How to tame the rogue Matatu Industry in Kenya and create millions of Jobs
If there is a sector in Kenya that mints billions of shillings everyday but goes unregulated is the Matatu Industry in Kenya – PSV.
Truth be said, the Matatu Industry employs hundred of thousand if not millions of jobs in Kenya but both the National and County Governments gets a meager fraction of the taxes and rates they deserve.
It was hoped that after streamlining the Matatu Industry in Kenya into SACCOs, sanity would start to prevail, but nothing is further from the truth. Lawlessness, anarchy, and extortion reign supreme here.
The biggest setback to the noble idea of matatus operating under the SACCO umbrella emerged when the sector players and the government erroneously agreed that these SACCOs will operate with vehicles owned by individuals as opposed to the vehicles being exclusively owned by the SACCO.
In this arrangement, major decisions are made by the individual matatu owners as opposed to the Sacco which was the intended decision maker.
This is why the police and county government askaris still shamelessly extort and terrorize the matatu crew.
This goes on because the police know that the SACCO officials do not have the powers to act on behalf of the matatu owners and therefore the fate of the PSV vehicle is left to the Matatu crew and the owner.
This state of affairs has to change.
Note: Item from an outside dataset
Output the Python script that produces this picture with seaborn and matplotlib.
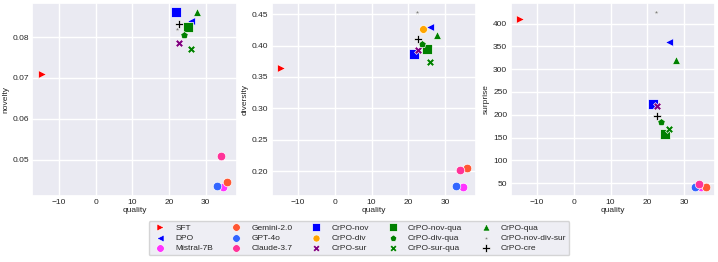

But it will not change through coercion and intimidation by the government, it will change after the government makes it very attractive to have the investor put his/her money as shares in a particular matatu Sacco rather than buying the vehicle separately then joining the Sacco later.
The operating environment for the matatu SACCO should be made so easy, convenient and lucrative such that any person would rather invest in Sacco shares as opposed to the way the arrangement is right now.
As I have pointed out earlier, the biggest beneficiaries would be the government, financial institutions, passengers and the Matatu owners.
The biggest setback to this arrangement is usually the Matatu crew. They usually want to handle the cash so that they can have their cut.
How can the governments achieve this?
Having known that the matatu crew is the biggest obstacles to this development, the government and the matatu SACCOs should first make it prestigious and desirable to be called a matatu driver and conductor. How?
- The matatu crew should be made employees of the SACCO
- Their terms of service should be made permanent, pensionable and able to join a trade union.
- Their salaries should be made mouth-watering such that the temptation to misuse the vehicles is minimized.
Secondly, the matatu SACCOs should be given some benefits like partial or full tax waiver while purchasing the rolling stock. The government knows very well that they will recover this very fast when the vehicles start operating.
Thirdly, the investor in the matatu SACCO should be granted an online portal that will be showing how his/her money is growing. Transparency will be key on the part of the investor.
The benefits that will accrue from this noble development will be
- The mode of payment for the fares by the passengers will easily be changed to digital payment and compliance to this on the part of the passenger is well explained HERE
- The government will be able to seal the loopholes where revenue leaks sufficed.
- Financial institutions will have enough liquidly to advance loans to businesses.
- The investors will be unburdened the headache of managing the hard-knock matatu crews on their own.
- Compliance with the government’s laws, rules, and regulations on the roads will be enhanced.
- Extortion and harassment of the matatu crew by the police will be eliminated because it will be hard for the police to extort from the SACCOs.
- Lawlessness on the part of the matatu crew will also be eliminated because they will be answerable to the SACCO management.
- More white-collar jobs will be created in the SACCO offices.
Unless there are any other reasons why the Matatu Industry in Kenya cannot be reformed in this way, then the government has no otherwise but to give us Kenyans a working public transport system which will also greatly benefit them in terms of revenue collection.